-- start Stored data --

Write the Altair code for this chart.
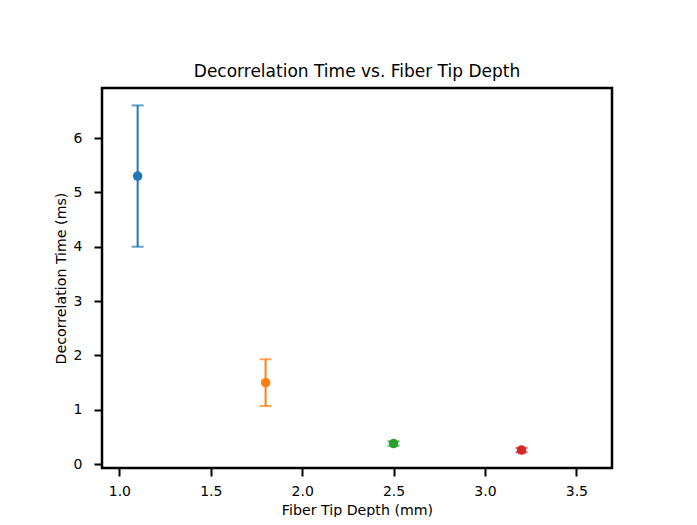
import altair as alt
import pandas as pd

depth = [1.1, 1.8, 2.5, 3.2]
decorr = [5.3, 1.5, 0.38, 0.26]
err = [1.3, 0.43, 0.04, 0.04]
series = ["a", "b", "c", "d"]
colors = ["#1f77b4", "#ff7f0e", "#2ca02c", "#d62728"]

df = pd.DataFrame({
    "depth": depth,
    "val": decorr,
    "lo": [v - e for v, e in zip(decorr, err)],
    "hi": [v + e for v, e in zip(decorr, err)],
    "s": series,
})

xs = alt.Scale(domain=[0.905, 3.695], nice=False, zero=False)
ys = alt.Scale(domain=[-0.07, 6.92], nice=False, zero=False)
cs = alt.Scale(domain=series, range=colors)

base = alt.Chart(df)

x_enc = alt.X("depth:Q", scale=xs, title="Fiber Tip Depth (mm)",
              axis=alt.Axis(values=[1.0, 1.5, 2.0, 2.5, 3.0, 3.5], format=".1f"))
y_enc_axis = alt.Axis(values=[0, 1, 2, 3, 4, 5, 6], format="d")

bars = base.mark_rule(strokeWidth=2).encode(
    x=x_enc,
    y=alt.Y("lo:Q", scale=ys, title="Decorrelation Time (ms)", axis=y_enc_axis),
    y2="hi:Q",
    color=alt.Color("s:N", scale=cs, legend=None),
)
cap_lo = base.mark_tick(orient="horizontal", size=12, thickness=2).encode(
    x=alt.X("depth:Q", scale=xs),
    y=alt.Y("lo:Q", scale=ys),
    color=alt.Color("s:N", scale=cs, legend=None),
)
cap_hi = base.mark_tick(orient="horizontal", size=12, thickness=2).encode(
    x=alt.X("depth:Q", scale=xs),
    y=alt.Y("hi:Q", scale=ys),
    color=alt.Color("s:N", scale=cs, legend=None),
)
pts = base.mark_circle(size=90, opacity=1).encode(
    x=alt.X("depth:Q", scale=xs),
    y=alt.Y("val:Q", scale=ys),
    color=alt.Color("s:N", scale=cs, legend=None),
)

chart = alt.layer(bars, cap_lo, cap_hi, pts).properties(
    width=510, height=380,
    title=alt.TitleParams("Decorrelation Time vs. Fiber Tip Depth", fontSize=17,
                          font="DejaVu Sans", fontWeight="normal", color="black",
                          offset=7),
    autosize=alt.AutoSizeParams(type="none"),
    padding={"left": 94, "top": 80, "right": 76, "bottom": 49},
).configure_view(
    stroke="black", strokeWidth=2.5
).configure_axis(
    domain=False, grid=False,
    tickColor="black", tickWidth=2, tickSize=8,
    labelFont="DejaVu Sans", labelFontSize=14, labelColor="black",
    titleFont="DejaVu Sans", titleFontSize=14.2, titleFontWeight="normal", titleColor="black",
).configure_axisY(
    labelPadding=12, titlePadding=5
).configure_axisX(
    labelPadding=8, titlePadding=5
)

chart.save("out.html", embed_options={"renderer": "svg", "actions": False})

-- end Stored data --

Request: Write the lines above out again exactly, without any of their pictures.

Response to this task:
Write the Altair code for this chart.
import altair as alt
import pandas as pd

depth = [1.1, 1.8, 2.5, 3.2]
decorr = [5.3, 1.5, 0.38, 0.26]
err = [1.3, 0.43, 0.04, 0.04]
series = ["a", "b", "c", "d"]
colors = ["#1f77b4", "#ff7f0e", "#2ca02c", "#d62728"]

df = pd.DataFrame({
    "depth": depth,
    "val": decorr,
    "lo": [v - e for v, e in zip(decorr, err)],
    "hi": [v + e for v, e in zip(decorr, err)],
    "s": series,
})

xs = alt.Scale(domain=[0.905, 3.695], nice=False, zero=False)
ys = alt.Scale(domain=[-0.07, 6.92], nice=False, zero=False)
cs = alt.Scale(domain=series, range=colors)

base = alt.Chart(df)

x_enc = alt.X("depth:Q", scale=xs, title="Fiber Tip Depth (mm)",
              axis=alt.Axis(values=[1.0, 1.5, 2.0, 2.5, 3.0, 3.5], format=".1f"))
y_enc_axis = alt.Axis(values=[0, 1, 2, 3, 4, 5, 6], format="d")

bars = base.mark_rule(strokeWidth=2).encode(
    x=x_enc,
    y=alt.Y("lo:Q", scale=ys, title="Decorrelation Time (ms)", axis=y_enc_axis),
    y2="hi:Q",
    color=alt.Color("s:N", scale=cs, legend=None),
)
cap_lo = base.mark_tick(orient="horizontal", size=12, thickness=2).encode(
    x=alt.X("depth:Q", scale=xs),
    y=alt.Y("lo:Q", scale=ys),
    color=alt.Color("s:N", scale=cs, legend=None),
)
cap_hi = base.mark_tick(orient="horizontal", size=12, thickness=2).encode(
    x=alt.X("depth:Q", scale=xs),
    y=alt.Y("hi:Q", scale=ys),
    color=alt.Color("s:N", scale=cs, legend=None),
)
pts = base.mark_circle(size=90, opacity=1).encode(
    x=alt.X("depth:Q", scale=xs),
    y=alt.Y("val:Q", scale=ys),
    color=alt.Color("s:N", scale=cs, legend=None),
)

chart = alt.layer(bars, cap_lo, cap_hi, pts).properties(
    width=510, height=380,
    title=alt.TitleParams("Decorrelation Time vs. Fiber Tip Depth", fontSize=17,
                          font="DejaVu Sans", fontWeight="normal", color="black",
                          offset=7),
    autosize=alt.AutoSizeParams(type="none"),
    padding={"left": 94, "top": 80, "right": 76, "bottom": 49},
).configure_view(
    stroke="black", strokeWidth=2.5
).configure_axis(
    domain=False, grid=False,
    tickColor="black", tickWidth=2, tickSize=8,
    labelFont="DejaVu Sans", labelFontSize=14, labelColor="black",
    titleFont="DejaVu Sans", titleFontSize=14.2, titleFontWeight="normal", titleColor="black",
).configure_axisY(
    labelPadding=12, titlePadding=5
).configure_axisX(
    labelPadding=8, titlePadding=5
)

chart.save("out.html", embed_options={"renderer": "svg", "actions": False})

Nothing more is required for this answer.